In cboettig/prov: A Semantic Data Provenance Index

knitr::opts_chunk$set(
  collapse = TRUE,
  comment = "#>",
  fig.path = "man/figures/README-",
  out.width = "100%"
)

prov

prov lets you easily generate provenance records for common workflows using DCAT-2 and PROV-O ontologies, using the JSON-LD serialization for semantic (RDF) data.

Motivation

The goal of prov is to provide an index for automated workflows which use content-based storage. Storing data using a content-based system provides a convenient mechanism for data management: every unique version is automatically stored. Running the workflow repeatedly and generating identical results creates the same output file, but different results create different output. A simple implementation of such a system is to name each file based on the SHA-256 hash of its contents. The downside of content-based storage is that it can easily become difficult to keep track of what's what. prov provides a metadata record to step into that gap. prov provides a relatively high-level description of what scripts and what input data produced what results.

Installation

You can install the development version from GitHub with:

# install.packages("devtools")
devtools::install_github("cboettig/prov")

Quickstart

library(prov)

We'll use temporary files for illustration only (CRAN policy). Really you would have paths to all these files (or URI identifiers for them).

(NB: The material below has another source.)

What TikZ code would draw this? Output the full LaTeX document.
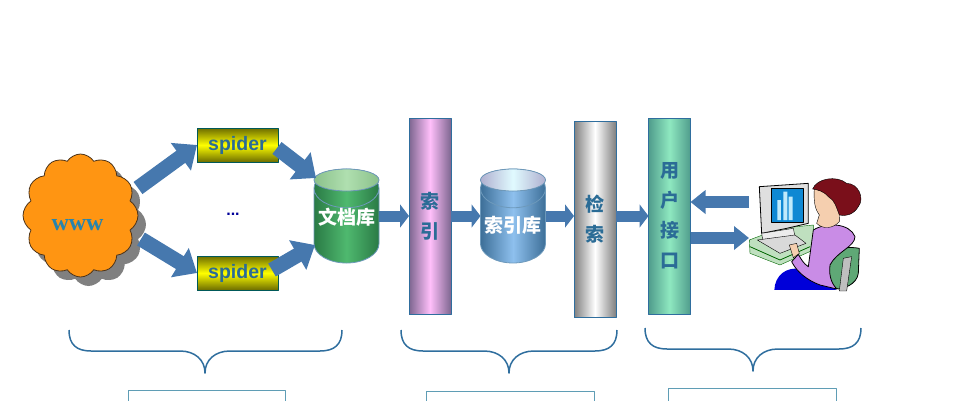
\documentclass[tikz,border=0pt]{standalone}
\usepackage{fontspec}
\newfontfamily\cjk{Noto Sans CJK SC}
\setsansfont{Liberation Sans}
\setmainfont{Liberation Serif}
\usetikzlibrary{arrows.meta,shapes.geometric,shapes.symbols,shadows}
\definecolor{arrowblue}{HTML}{4678AE}
\definecolor{edgeblue}{HTML}{2F6E9E}
\definecolor{labelblue}{HTML}{2B6C96}
\definecolor{boxblue}{HTML}{5F9DB5}
\definecolor{cloudorange}{HTML}{FF9512}
\definecolor{skin}{HTML}{F5CFAF}
\definecolor{blouse}{HTML}{C98CE6}
\definecolor{hair}{HTML}{7A0F1A}
\definecolor{chair}{HTML}{5FA876}
\definecolor{deskgreen}{HTML}{BFE0BF}
\definecolor{docedge}{HTML}{2A7A45}
\definecolor{docmid}{HTML}{4FB96F}
\definecolor{dbedge}{HTML}{3D6F98}
\definecolor{dbmid}{HTML}{8EC0EE}
\definecolor{indexedge}{HTML}{7D6690}
\definecolor{indexmid}{HTML}{FFBFFA}
\definecolor{uiedge}{HTML}{4F9C8C}
\definecolor{uimid}{HTML}{8FE8C0}
\tikzset{
    blockarrow/.style={draw=arrowblue,line width=11pt,-{Triangle[length=9pt,width=23pt]}},
    userarrow/.style={draw=arrowblue,line width=12pt,-{Triangle[length=15pt,width=23pt]}},
    crawlarrow/.style={draw=arrowblue,line width=15pt,-{Triangle[length=20pt,width=33pt]}},
    spiderbox/.style={draw=teal!70!black,thick,minimum width=81pt,minimum height=34pt,top color=olive!85!black,bottom color=olive!85!black,middle color=yellow,font=\sffamily\bfseries\fontsize{19.5}{20}\selectfont,text=labelblue},
    column/.style={draw=edgeblue,thick,minimum width=42pt,minimum height=196pt,font=\cjk\bfseries\fontsize{19}{30}\selectfont,text=labelblue,align=center},
    store/.style={cylinder,shape border rotate=90,aspect=0.68,anchor=shape center,draw=edgeblue!70,thick,minimum width=65pt,minimum height=94pt,font=\cjk\bfseries\fontsize{19}{22}\selectfont,text=white,inner sep=0pt},
    endbox/.style={draw=boxblue,line width=1pt,minimum width=#1,minimum height=50pt},
    bracket/.style={draw=edgeblue,line width=1.5pt}
}
\begin{document}
\begin{tikzpicture}[x=1pt,y=-1pt,line join=round,>=stealth,outer sep=0pt]
    \useasboundingbox (0,0) rectangle (970,400);
    \clip (0,0) rectangle (970,400);
    % crawling
    \node[cloud,cloud puffs=12,cloud puff arc=115,aspect=1,draw=black!60!brown,thick,fill=cloudorange,minimum width=115pt,minimum height=123pt,inner sep=0pt,drop shadow={shadow xshift=8pt,shadow yshift=-9pt,fill=gray,opacity=1}] (www) at (80.5,215.5) {};
    \node[font=\rmfamily\bfseries\fontsize{24}{25}\selectfont,text=edgeblue!85!cyan] (wwwtext) at (77.5,225) {www};
    \node[spiderbox] (spidera) at (237.5,145) {\raisebox{-2pt}{spider}};
    \node[spiderbox] (spiderb) at (237.5,273) {\raisebox{-1pt}{spider}};
    \node[text=blue!60!black,font=\sffamily\bfseries\fontsize{16}{18}\selectfont] (dots) at (233,214) {...};
    \node[store,left color=docedge,right color=docedge,middle color=docmid] (doc) at (346.5,216) {\raisebox{19pt}{文档库}};
    \fill[left color=green!30!gray!70,right color=green!30!gray!70,middle color=green!25!white!75!gray,draw=edgeblue!70,thick] (346.5,180) ellipse (32.5pt and 11pt);
    % indexing
    \node[column,left color=indexedge,right color=indexedge,middle color=indexmid] (index) at (430,216) {索\\引};
    \node[store,left color=dbedge,right color=dbedge,middle color=dbmid] (db) at (513,216) {\raisebox{4pt}{索引库}};
    \fill[left color=blue!25!gray!50,right color=blue!25!gray!50,middle color=blue!15!cyan!12,draw=edgeblue!70,thick] (513,180) ellipse (32.5pt and 11pt);
    \node[column,left color=gray,right color=gray,middle color=white] (search) at (595,219) {检\\索};
    % interface
    \node[column,left color=uiedge,right color=uiedge,middle color=uimid] (ui) at (669.5,216) {用\\户\\接\\口};
    % user at the desk
    \begin{scope}[shift={(680,165)},x=0.3333pt,y=-0.3333pt]
        \fill[deskgreen,draw=green!40!black] (208,225) -- (300,190) -- (400,180) -- (400,255) -- (300,300) -- (210,265) -- cycle;
        \draw[green!40!black,thick] (210,245) -- (300,285) -- (390,245);
        \fill[gray!25,draw=black,thick] (238,65) -- (385,55) -- (385,175) -- (320,190) -- (245,205) -- cycle;
        \fill[gray!15,draw=black] (245,205) -- (340,190) -- (345,215) -- (250,235) -- cycle;
        \fill[gray!30,draw=black] (232,225) -- (345,210) -- (378,235) -- (300,265) -- cycle;
        \fill[cyan!70!blue,draw=black] (275,70) rectangle (370,172);
        \fill[cyan!25] (292,105) rectangle (303,165) (310,80) rectangle (322,165) (326,95) rectangle (338,165);
        \fill[blue!85!black] (283,375) .. controls (285,330) and (320,305) .. (360,312) -- (470,375) -- cycle;
        \fill[chair,draw=black,thick] (430,320) .. controls (435,260) and (480,240) .. (538,250) -- (535,325) .. controls (530,360) and (490,370) .. (475,372) -- (440,360) -- cycle;
        \fill[gray!50,draw=black] (490,280) -- (515,275) -- (500,378) -- (478,378) -- cycle;
        \fill[blouse,draw=black,thick] (400,195) .. controls (440,170) and (510,175) .. (525,215) .. controls (525,245) and (470,260) .. (450,300) .. controls (445,340) and (460,360) .. (470,372) -- (420,360) .. controls (380,345) and (350,320) .. (335,290) -- (355,268) .. controls (365,285) and (370,295) .. (385,305) -- cycle;
        \fill[skin,draw=black] (328,240) -- (350,235) -- (358,265) -- (340,278) -- cycle;
        \fill[skin,draw=black] (403,70) .. controls (400,120) and (408,135) .. (418,150) -- (410,175) .. controls (430,195) and (460,190) .. (478,170) -- (480,100) -- cycle;
        \fill[hair,draw=black] (398,72) .. controls (410,40) and (470,30) .. (500,55) .. controls (535,55) and (555,100) .. (535,125) .. controls (520,150) and (495,155) .. (478,150) .. controls (470,130) and (465,105) .. (445,95) .. controls (430,78) and (415,75) .. (398,72) -- cycle;
    \end{scope}
    % free ends of the arrows
    \coordinate (wwwup) at (138,188);
    \coordinate (wwwdown) at (141,239);
    \coordinate (spideraout) at (277,148);
    \coordinate (spiderbout) at (272,270);
    \coordinate (docup) at (316,178);
    \coordinate (docdown) at (315,245);
    \coordinate (userout) at (749,202);
    \coordinate (userin) at (749,238);
    \draw[crawlarrow] (wwwup) -- (spidera.west);
    \draw[crawlarrow] (wwwdown) -- (spiderb.west);
    \draw[crawlarrow] (spideraout) -- (docup);
    \draw[crawlarrow] (spiderbout) -- (docdown);
    \draw[blockarrow] (doc.east |- index.west) -- (index.west);
    \draw[blockarrow] (index.east) -- (db.west |- index.east);
    \draw[blockarrow] (db.east |- index.east) -- (search.west |- index.east);
    \draw[blockarrow] (search.east |- ui.east) -- (ui.west);
    \draw[userarrow] (userout) -- (ui.east |- userout);
    \draw[userarrow] (ui.east |- userin) -- (userin);
    % braces
    \foreach \xa/\xb/\xm/\yt in {69/342/205/330,401/617/509/330,645/861/753/328}
        \draw[bracket] (\xa,\yt) .. controls (\xa,\yt+15) and (\xa+8,\yt+21) .. (\xa+22,\yt+21) -- (\xm-25,\yt+21) .. controls (\xm-10,\yt+21) and (\xm,\yt+30) .. (\xm,\yt+43) .. controls (\xm,\yt+30) and (\xm+10,\yt+21) .. (\xm+25,\yt+21) -- (\xb-22,\yt+21) .. controls (\xb-8,\yt+21) and (\xb,\yt+15) .. (\xb,\yt);
    \node[endbox=157pt,anchor=north] (boxa) at (206.5,390) {};
    \node[endbox=168pt,anchor=north] (boxb) at (510,391) {};
    \node[endbox=168pt,anchor=north] (boxc) at (752,388) {};
\end{tikzpicture}
\end{document}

input_data <- tempfile(fileext = ".csv")
output_data <- tempfile(fileext = ".csv")
code <- tempfile(fileext = ".R")
p <- tempfile(fileext = ".json")

Here's a minimal workflow that generates output data from input data:

out <- lm(mpg ~ disp, data = mtcars)

write.csv(mtcars, input_data)
write.csv(out$coefficients, output_data)

Let's make a dummy .R script just for this example.

writeLines("out <- lm(mpg ~ disp, data = mtcars)", code)

We are now ready to stick the pieces together into a provenance record!

write_prov(input_data, code, output_data, prov = p)

Let's take a look at the results:

writeLines(readLines(p))

If we include a title, these will be grouped as to group these into a Dataset. We use append=FALSE to overwrite the previous record.

write_prov(input_data, code, output_data, prov = p,
            title = "example dataset with provenance",  append= FALSE)

unlink(p)

Reproducible workflows

A key feature of content-based provenance trace is that we can run this again and again: If we use the same data and get the same result, all our objects have the same ID. By default, these repeated calls append results to the prov file, but the only new data added indicates a new Activity running the code at a different time, but generating the same result.

out <- lm(mpg ~ disp, data = mtcars)
write.csv(mtcars, input_data)
write.csv(out$coefficients, output_data)
write_prov(input_data, code, output_data, prov = p)


out <- lm(mpg ~ disp, data = mtcars)
write.csv(mtcars, input_data)
write.csv(out$coefficients, output_data)
write_prov(title = "An example dataset",
           input_data, code, output_data, prov = p)

Note that if write_prov gets neither a title, description, or creator, it will not generate a Dataset element, but instead serialize a graph of individual distribution objects.

writeLines(readLines(p))

Schema.org compatibility

We can generate provenance data directly in Schema.org Dataset by setting the optional schema argument when writing to JSON-LD:

write_prov(title = "An example dataset",
           creator = list(givenName = "John", familyName = "Public"),
           input_data, code, output_data, prov = p,
           schema = "http://schema.org", append = FALSE)

Note that creator must be given a named list with appropriate schema.org elements, as it is uninterpreted.

writeLines(readLines(p))

Schema Dot Org (sdo) Dataset, used in Google Dataset Search, is based upon the DCAT Dataset concept, and many terms can crosswalk directly between DCAT2 and http://schema.org namespaces. prov allows conversion between DCAT2 and Schema.org representation using an alternative context. We are not aware of a mapping for most PROV-O terms, but have based the mapping around translating prov:Activity to sdo:Action, prov:used to sdo:object, and prov:generated to sdo:result.